As the strains of her grief start to affect her marriage to Ro, Jamie realises she doesn't know the whole story of what happened to her mothers all those years ago. With Serena heading down a destructive path with her magic, and the secrets Jamie is keeping from Ro piling up, it's only a matter of time before something gives.
Desperately trying to hold it all together, Jamie seeks to understand the secrets of a three-hundred-year-old magical book, her mother and her wife, before it all falls apart.
PUBLISHERS WEEKLY
Nebula Award winner Anders (All the Birds in the Sky) brings gentle humor and a clear-eyed sense of justice to this lovely standalone contemporary fantasy.
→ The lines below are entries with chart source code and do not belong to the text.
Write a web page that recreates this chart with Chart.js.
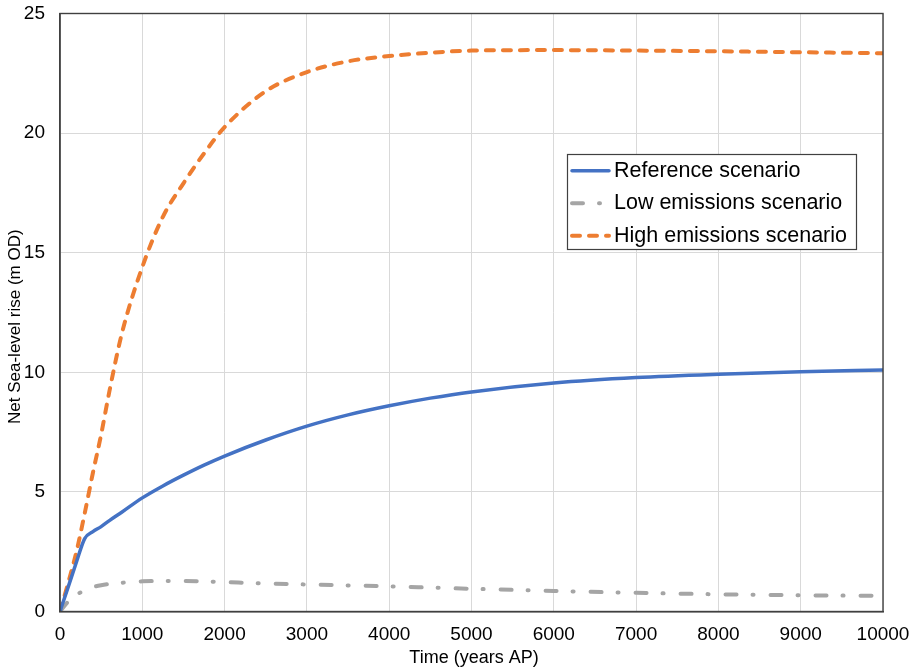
<!DOCTYPE html>
<html>
<head>
<meta charset="utf-8">
<script src="https://cdn.jsdelivr.net/npm/chart.js@4/dist/chart.umd.min.js"></script>
<style>
  html, body { margin: 0; padding: 0; background: #ffffff; }
  canvas { display: block; }
</style>
</head>
<body>
<canvas id="seaLevel" width="914" height="670"></canvas>
<script>
// Sample times (years AP)
const years = [0, 100, 200, 300, 400, 500, 600, 750, 1000, 1250, 1500, 1750, 2000,
               2500, 3000, 3500, 4000, 4500, 5000, 6000, 7000, 8000, 9000, 10000];

// Net sea-level rise (m OD) for each scenario at the sample times
const referenceRise = [0, 1.03, 2.07, 3.05, 3.34, 3.55, 3.8, 4.15, 4.75, 5.25, 5.7, 6.12, 6.5,
                       7.17, 7.75, 8.22, 8.6, 8.92, 9.18, 9.55, 9.78, 9.92, 10.02, 10.1];
const lowRise = [0, 0.42, 0.7, 0.88, 1.02, 1.1, 1.15, 1.2, 1.26, 1.275, 1.28, 1.26, 1.23,
                 1.17, 1.13, 1.09, 1.05, 1.0, 0.95, 0.86, 0.78, 0.72, 0.68, 0.65];
const highRise = [0, 1.2, 2.5, 4.1, 5.8, 7.4, 9.2, 11.6, 14.4, 16.5, 17.9, 19.15, 20.25,
                  21.75, 22.55, 23.0, 23.22, 23.36, 23.45, 23.47, 23.45, 23.42, 23.38, 23.34];

const seriesLabels = ['Reference scenario', 'Low emissions scenario', 'High emissions scenario'];

// Axis tick values
const xTickValues = [0, 1000, 2000, 3000, 4000, 5000, 6000, 7000, 8000, 9000, 10000];
const yTickValues = [0, 5, 10, 15, 20, 25];

const FONT = '"Liberation Sans", Arial, Helvetica, sans-serif';
const toPoints = vals => years.map((x, i) => ({ x: x, y: vals[i] }));

// Dark frame around the plotting area
const plotFrame = {
  id: 'plotFrame',
  afterDraw(chart) {
    const { ctx, chartArea: a } = chart;
    ctx.save();
    ctx.strokeStyle = '#404040';
    ctx.lineWidth = 1.4;
    ctx.strokeRect(a.left, a.top, a.right - a.left, a.bottom - a.top);
    ctx.restore();
  }
};

// Boxed legend placed inside the plotting area
const insetLegend = {
  id: 'insetLegend',
  afterDraw(chart) {
    const ctx = chart.ctx;
    const box = { x: 567, y: 154, w: 289, h: 95 };
    ctx.save();
    ctx.fillStyle = '#ffffff';
    ctx.fillRect(box.x, box.y, box.w, box.h);
    ctx.strokeStyle = '#404040';
    ctx.lineWidth = 1.2;
    ctx.strokeRect(box.x + 0.5, box.y + 0.5, box.w, box.h);
    chart.data.datasets.forEach((ds, i) => {
      const lineY = 170.7 + i * 32.5;
      const baseY = 176.7 + i * 32.4;
      ctx.beginPath();
      ctx.setLineDash(ds.borderDash || []);
      ctx.lineCap = ds.borderCapStyle || 'butt';
      ctx.strokeStyle = ds.borderColor;
      ctx.lineWidth = ds.borderWidth;
      ctx.moveTo(572, lineY);
      ctx.lineTo(609, lineY);
      ctx.stroke();
      ctx.setLineDash([]);
      ctx.fillStyle = '#000000';
      ctx.font = '21.5px ' + FONT;
      ctx.textAlign = 'left';
      ctx.textBaseline = 'alphabetic';
      ctx.fillText(ds.label, 614, baseY);
    });
    ctx.restore();
  }
};

const lineDefaults = {
  pointRadius: 0,
  pointHoverRadius: 0,
  fill: false,
  cubicInterpolationMode: 'monotone'
};

new Chart(document.getElementById('seaLevel'), {
  type: 'line',
  data: {
    datasets: [
      Object.assign({
        label: seriesLabels[0],
        data: toPoints(referenceRise),
        borderColor: '#4472C4',
        borderWidth: 3.5,
        borderCapStyle: 'round',
        borderJoinStyle: 'round'
      }, lineDefaults),
      Object.assign({
        label: seriesLabels[1],
        data: toPoints(lowRise),
        borderColor: '#A5A5A5',
        borderWidth: 4,
        borderDash: [11, 16, 1, 17],
        borderCapStyle: 'round'
      }, lineDefaults),
      Object.assign({
        label: seriesLabels[2],
        data: toPoints(highRise),
        borderColor: '#ED7D31',
        borderWidth: 4,
        borderDash: [8, 9],
        borderCapStyle: 'round'
      }, lineDefaults)
    ]
  },
  options: {
    responsive: false,
    animation: false,
    events: [],
    layout: { padding: { top: 13.5, right: 31, bottom: 0, left: 0 } },
    plugins: {
      legend: { display: false },
      tooltip: { enabled: false },
      title: { display: false }
    },
    scales: {
      x: {
        type: 'linear',
        min: 0,
        max: 10000,
        afterBuildTicks: s => { s.ticks = xTickValues.map(v => ({ value: v })); },
        afterFit: s => { s.height = 58.5; s.paddingLeft = 0; s.paddingRight = 0; },
        ticks: {
          color: '#000000',
          font: { family: FONT, size: 19 },
          padding: 12,
          maxRotation: 0,
          autoSkip: false,
          callback: v => String(v)
        },
        grid: { color: '#d9d9d9', lineWidth: 1, drawTicks: false },
        border: { display: true, color: '#404040', width: 1.4 },
        title: {
          display: true,
          text: ' Time (years AP)',
          color: '#000000',
          font: { family: FONT, size: 18 },
          padding: { top: 0, bottom: 1 }
        }
      },
      y: {
        type: 'linear',
        min: 0,
        max: 25,
        afterBuildTicks: s => { s.ticks = yTickValues.map(v => ({ value: v })); },
        afterFit: s => { s.width = 60; s.paddingTop = 0; s.paddingBottom = 0; },
        ticks: {
          color: '#000000',
          font: { family: FONT, size: 19 },
          padding: 15,
          callback: v => String(v)
        },
        grid: { color: '#d9d9d9', lineWidth: 1, drawTicks: false },
        border: { display: true, color: '#404040', width: 1.4 },
        title: {
          display: true,
          text: 'Net Sea-level rise (m OD)      ',
          color: '#000000',
          font: { family: FONT, size: 17 },
          padding: { top: 5, bottom: 0 }
        }
      }
    }
  },
  plugins: [plotFrame, insetLegend]
});
</script>
</body>
</html>
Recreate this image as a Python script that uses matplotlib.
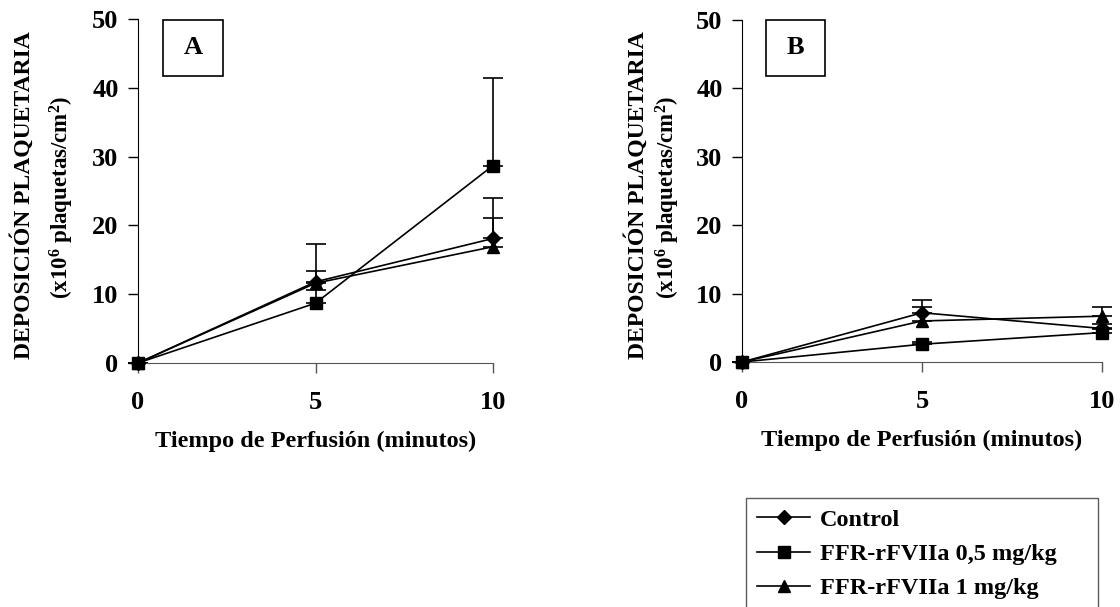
import matplotlib
matplotlib.use('Agg')
import matplotlib.pyplot as plt
from matplotlib.patches import Rectangle

plt.rcParams['font.family'] = ['Liberation Serif', 'DejaVu Serif']
plt.rcParams['font.weight'] = 'bold'
plt.rcParams['mathtext.fontset'] = 'custom'
plt.rcParams['mathtext.rm'] = 'Liberation Serif:bold'
plt.rcParams['mathtext.it'] = 'Liberation Serif:bold'
plt.rcParams['mathtext.bf'] = 'Liberation Serif:bold'

# data
tiempo = [0, 5, 10]
series = ['Control', 'FFR-rFVIIa 0,5 mg/kg', 'FFR-rFVIIa 1 mg/kg']
markers = ['D', 's', '^']
msizes = [7, 8, 9]

# panel A
a_control = [0, 11.8, 18.1]
a_control_err = [0, 5.5, 3.0]
a_ffr05 = [0, 8.7, 28.7]
a_ffr05_err = [0, 1.9, 12.7]
a_ffr1 = [0, 11.6, 16.9]
a_ffr1_err = [0, 1.8, 7.1]

# panel B
b_control = [0, 7.2, 4.9]
b_control_err = [0, 1.8, 0.6]
b_ffr05 = [0, 2.6, 4.3]
b_ffr05_err = [0, 0.3, 0.5]
b_ffr1 = [0, 6.0, 6.7]
b_ffr1_err = [0, 2.1, 1.4]

W, H = 1120, 607
fig = plt.figure(figsize=(W / 100, H / 100), dpi=100)


def px(x0, y0, x1, y1):
    return [x0 / W, 1 - y1 / H, (x1 - x0) / W, (y1 - y0) / H]


axA = fig.add_axes(px(138, 19, 493, 363))
axB = fig.add_axes(px(742, 20, 1102, 362))

panels = [
    (axA, [a_control, a_ffr05, a_ffr1], [a_control_err, a_ffr05_err, a_ffr1_err]),
    (axB, [b_control, b_ffr05, b_ffr1], [b_control_err, b_ffr05_err, b_ffr1_err]),
]

handles = []
for ax, vals, errs in panels:
    handles = []
    for v, e, m, ms, lab in zip(vals, errs, markers, msizes, series):
        ax.errorbar(tiempo, v, yerr=[[0] * len(e), e], fmt='none', ecolor='black',
                    elinewidth=1.2, capsize=7, capthick=1.2, clip_on=False, zorder=2)
        h, = ax.plot(tiempo, v, color='black', lw=1.2, marker=m, ms=ms,
                     mfc='black', mec='black', clip_on=False, zorder=3, label=lab)
        handles.append(h)
    ax.set_xlim(0, 10)
    ax.set_ylim(0, 50)
    ax.set_xticks([0, 5, 10])
    ax.set_yticks([0, 10, 20, 30, 40, 50])
    ax.spines['top'].set_visible(False)
    ax.spines['right'].set_visible(False)
    ax.spines['left'].set_color('black')
    ax.spines['bottom'].set_color('#555555')
    ax.tick_params(axis='y', direction='out', length=7, width=1, labelsize=19, pad=7)
    ax.tick_params(axis='x', direction='out', length=7, width=1, labelsize=19, pad=13,
                   color='#555555')
    for t in ax.get_xticklabels() + ax.get_yticklabels():
        t.set_fontweight('bold')
    ax.set_xlabel('Tiempo de Perfusión (minutos)', fontsize=17.5, fontweight='bold', labelpad=12)

# panel letters in boxes
for (x0, y0, x1, y1), letra in [((163, 20, 223, 76), 'A'), ((766, 20, 825, 76), 'B')]:
    fig.patches.append(Rectangle((x0 / W, 1 - y1 / H), (x1 - x0) / W, (y1 - y0) / H,
                                 transform=fig.transFigure, fill=False, ec='black', lw=1.2))
    fig.text((x0 + x1) / 2 / W, 1 - (y0 + y1) / 2 / H, letra, ha='center', va='center',
             fontsize=19, fontweight='bold')

# y labels
for x1, x2 in [(23, 62), (637, 668)]:
    fig.text(x1 / W, 1 - 195 / H, 'DEPOSICIÓN PLAQUETARIA', rotation=90,
             ha='center', va='center', fontsize=17, fontweight='bold')
    fig.text(x2 / W, 1 - 197 / H, r'(x10$^{6}$ plaquetas/cm$^{2}$)', rotation=90,
             ha='center', va='center', fontsize=16.5, fontweight='bold')

leg = fig.legend(handles=handles, labels=series, loc='upper left',
                 bbox_to_anchor=(746 / W, 1 - 498 / H, (1098 - 746) / W, 0),
                 mode='expand', borderaxespad=0, handlelength=2.2,
                 handletextpad=0.4, labelspacing=0.5, borderpad=0.45,
                 fancybox=False, frameon=True, prop={'weight': 'bold', 'size': 17.5})
leg.get_frame().set_edgecolor('#333333')
leg.get_frame().set_linewidth(1.0)

fig.savefig('out.png', dpi=100)
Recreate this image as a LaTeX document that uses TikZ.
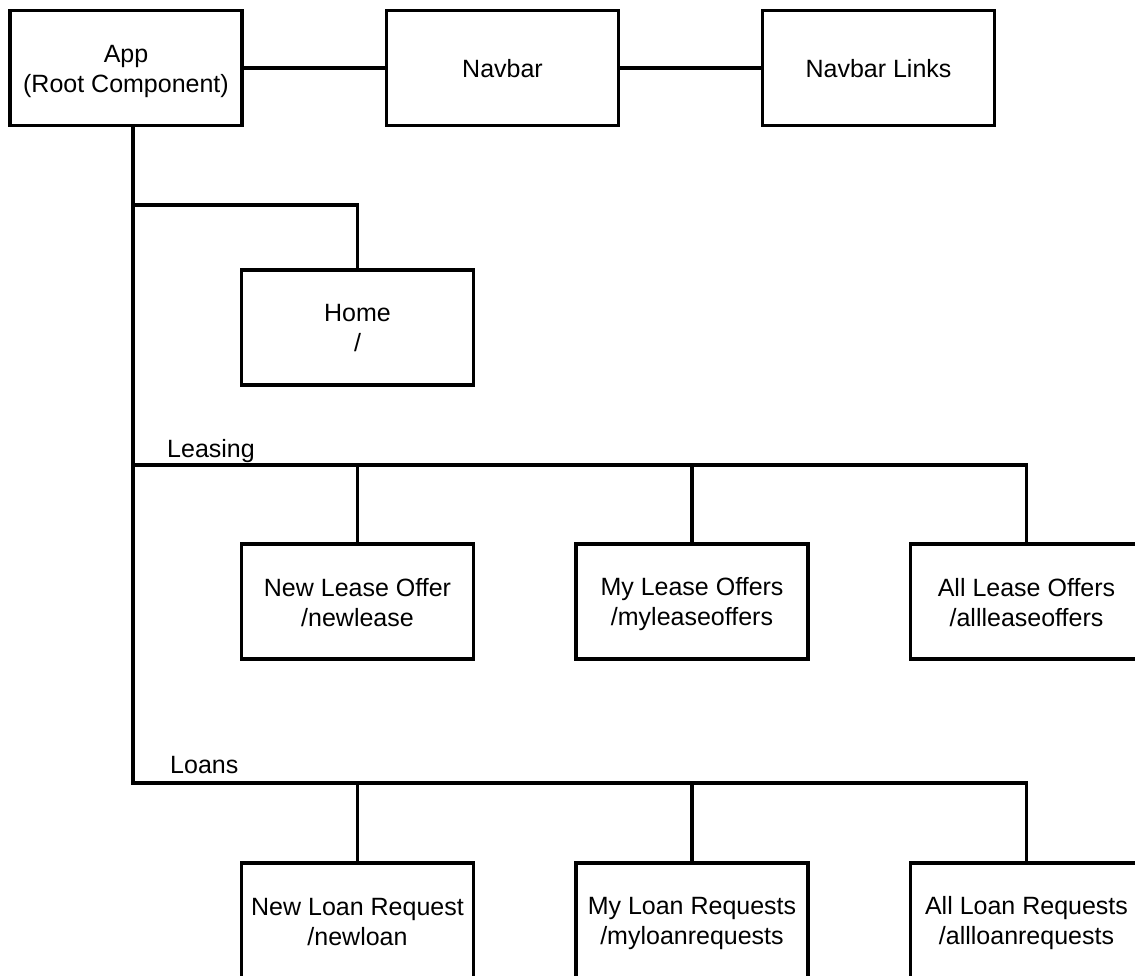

Literature grad student Jamie Sandthorne has a secret. She doesn't fully know how it works and can't think about it too much, but for years she has quietly been practicing witchcraft. Years after the death of her mother Mae, Jamie decides to share this gift with Serena, her surviving mother, who's still trapped in a spiral of grief. However, fierce, driven former lawyer Serena sees magic not as a gift but a weapon, and ropes Jamie into a mission of revenge. Anders lets the unintended consequences of this revenge quest unfold alongside a clever framing narrative centered on a pair of 18th-century women novelists and uses the dual plots to tease out a skillful commentary on social precarity and the way vulnerable people trying to make a difference can become casualties in the culture war. With a lovably messy trans protagonist and a deep, tender-hearted exploration of grief, guilt, and the difficulty of asking for the things one wants, this is perfect for seasoned readers of queer feminist speculative fiction looking for a cozy escape that still challenges.